The debate is not over whether these weapons can be developed but whether they should be. Physicist Edward Teller, the father of the hydrogen bomb, argues that they are "uniquely designed for defensive purposes" and that "we need to know what the other side is doing and how to defend against it." But IBM's Richard Garwin, a weapons expert and active arms-control advocate, disagrees: "We shouldn't be going this route, not just because it's a Pandora's box but because it serves as justification for further nuclear testing. The human race has enough destructive weapons already."

Lowell Wood, the weapons designer at California's Livermore Laboratory who headed the Excalibur X-ray project, notes approvingly that the "obvious direction of weapons design is to increase the utility of weapons and at the same time decrease the disadvantages intrinsic to their use." But that is precisely what worries opponents. Because the new nukes will be smaller and less indiscriminately destructive, they will blur the line between nonnuclear and nuclear weapons, thus making it more probable that a conventional skirmish would escalate into a nuclear exchange.
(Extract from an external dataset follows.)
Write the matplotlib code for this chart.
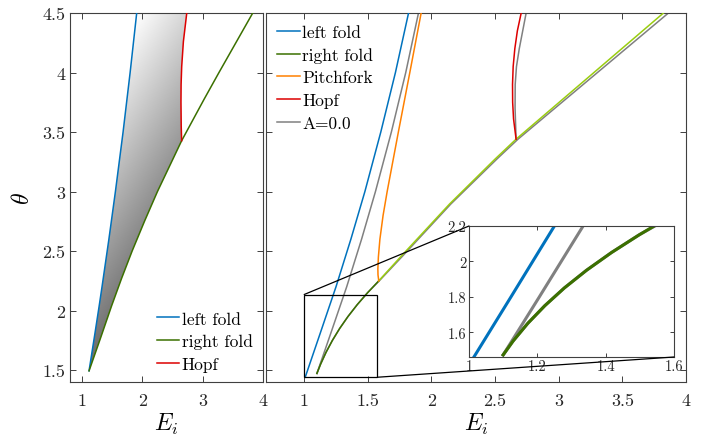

Despite the controversy, the Reagan Administration is proceeding with the new weapons. Sylvester Foley Jr., Assistant Secretary of the Department of Energy for defense programs, says his department spends "about 10%" of its $1.85 billion research, development and weapons-testing budget on directed- energy nuclear bombs. The push to perfect third-generation nukes, some experts say, is the reason that the U.S. has refused to accept repeated Soviet proposals for a ban on nuclear testing.